■ Material for this exercise:
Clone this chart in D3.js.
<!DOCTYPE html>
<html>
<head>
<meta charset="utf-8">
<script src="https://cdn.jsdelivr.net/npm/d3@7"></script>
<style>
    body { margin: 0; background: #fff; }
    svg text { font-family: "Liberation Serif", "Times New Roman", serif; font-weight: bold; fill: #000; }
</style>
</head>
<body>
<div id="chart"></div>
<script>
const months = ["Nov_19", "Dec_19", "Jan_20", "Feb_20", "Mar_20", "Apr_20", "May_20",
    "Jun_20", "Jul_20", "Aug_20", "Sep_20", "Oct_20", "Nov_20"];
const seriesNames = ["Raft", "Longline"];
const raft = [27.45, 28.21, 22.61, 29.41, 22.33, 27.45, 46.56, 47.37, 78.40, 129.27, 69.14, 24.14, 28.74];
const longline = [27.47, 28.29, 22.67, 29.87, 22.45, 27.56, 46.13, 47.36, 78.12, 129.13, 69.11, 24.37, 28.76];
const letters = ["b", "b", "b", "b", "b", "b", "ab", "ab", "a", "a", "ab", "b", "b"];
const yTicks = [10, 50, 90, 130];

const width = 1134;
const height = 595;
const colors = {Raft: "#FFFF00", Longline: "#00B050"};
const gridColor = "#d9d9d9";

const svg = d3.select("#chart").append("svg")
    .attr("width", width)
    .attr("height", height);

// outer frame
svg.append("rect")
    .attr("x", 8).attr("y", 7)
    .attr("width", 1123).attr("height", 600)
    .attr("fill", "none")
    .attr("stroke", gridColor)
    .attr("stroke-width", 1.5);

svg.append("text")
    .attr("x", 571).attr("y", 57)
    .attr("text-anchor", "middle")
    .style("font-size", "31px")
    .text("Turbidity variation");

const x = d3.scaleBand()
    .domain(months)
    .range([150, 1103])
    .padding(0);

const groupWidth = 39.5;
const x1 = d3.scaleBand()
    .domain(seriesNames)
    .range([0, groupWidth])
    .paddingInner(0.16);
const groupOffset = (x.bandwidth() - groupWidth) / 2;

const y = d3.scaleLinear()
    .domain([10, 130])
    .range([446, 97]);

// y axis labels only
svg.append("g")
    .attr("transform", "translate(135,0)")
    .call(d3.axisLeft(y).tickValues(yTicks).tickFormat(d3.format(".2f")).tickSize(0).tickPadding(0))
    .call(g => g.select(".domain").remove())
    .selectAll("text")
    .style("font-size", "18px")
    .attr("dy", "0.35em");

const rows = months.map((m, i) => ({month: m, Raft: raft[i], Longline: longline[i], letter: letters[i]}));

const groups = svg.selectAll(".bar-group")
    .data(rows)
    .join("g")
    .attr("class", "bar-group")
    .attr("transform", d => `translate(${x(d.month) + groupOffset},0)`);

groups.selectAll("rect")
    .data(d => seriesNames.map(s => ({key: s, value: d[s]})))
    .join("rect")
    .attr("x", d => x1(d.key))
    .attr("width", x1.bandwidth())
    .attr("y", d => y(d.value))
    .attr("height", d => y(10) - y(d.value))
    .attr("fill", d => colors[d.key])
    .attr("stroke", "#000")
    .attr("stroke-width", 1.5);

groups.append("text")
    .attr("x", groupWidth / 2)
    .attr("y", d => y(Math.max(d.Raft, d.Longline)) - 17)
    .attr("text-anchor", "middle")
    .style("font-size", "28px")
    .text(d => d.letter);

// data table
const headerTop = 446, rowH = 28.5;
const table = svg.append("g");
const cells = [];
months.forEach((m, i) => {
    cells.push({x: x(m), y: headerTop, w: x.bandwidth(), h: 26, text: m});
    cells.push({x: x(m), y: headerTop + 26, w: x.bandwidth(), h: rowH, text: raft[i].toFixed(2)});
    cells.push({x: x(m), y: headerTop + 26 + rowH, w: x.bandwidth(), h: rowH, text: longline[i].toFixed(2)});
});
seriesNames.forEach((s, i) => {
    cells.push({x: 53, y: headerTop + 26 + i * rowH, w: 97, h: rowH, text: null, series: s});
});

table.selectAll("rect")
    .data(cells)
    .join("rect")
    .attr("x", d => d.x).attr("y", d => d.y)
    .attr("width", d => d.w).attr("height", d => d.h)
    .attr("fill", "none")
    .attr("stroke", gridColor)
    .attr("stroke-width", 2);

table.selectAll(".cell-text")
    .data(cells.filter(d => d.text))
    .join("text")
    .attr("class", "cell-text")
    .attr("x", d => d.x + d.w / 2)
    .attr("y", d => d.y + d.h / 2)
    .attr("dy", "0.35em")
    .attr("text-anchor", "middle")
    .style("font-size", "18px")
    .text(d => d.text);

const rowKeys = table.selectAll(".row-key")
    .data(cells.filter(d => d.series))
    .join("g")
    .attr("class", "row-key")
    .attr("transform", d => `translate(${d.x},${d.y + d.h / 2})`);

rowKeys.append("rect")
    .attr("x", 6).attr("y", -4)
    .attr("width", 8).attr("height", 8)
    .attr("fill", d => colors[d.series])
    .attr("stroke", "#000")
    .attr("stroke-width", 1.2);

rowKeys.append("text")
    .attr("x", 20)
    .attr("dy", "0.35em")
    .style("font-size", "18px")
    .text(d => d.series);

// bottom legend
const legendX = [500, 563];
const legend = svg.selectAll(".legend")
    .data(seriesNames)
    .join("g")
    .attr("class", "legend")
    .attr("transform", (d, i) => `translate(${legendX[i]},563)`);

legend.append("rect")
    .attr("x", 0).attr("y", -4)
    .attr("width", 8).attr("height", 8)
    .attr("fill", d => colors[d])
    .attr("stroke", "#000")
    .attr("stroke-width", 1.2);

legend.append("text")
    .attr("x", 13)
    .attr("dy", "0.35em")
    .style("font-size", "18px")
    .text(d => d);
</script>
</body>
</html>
--
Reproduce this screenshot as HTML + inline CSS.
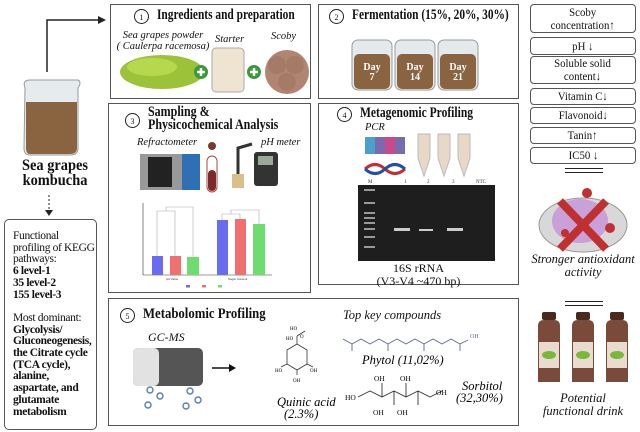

■ Task brief: From the records given above, copy all lines containing "chart".

■ Result for this exercise:
Clone this chart in D3.js.
<div id="chart"></div>
const svg = d3.select("#chart").append("svg")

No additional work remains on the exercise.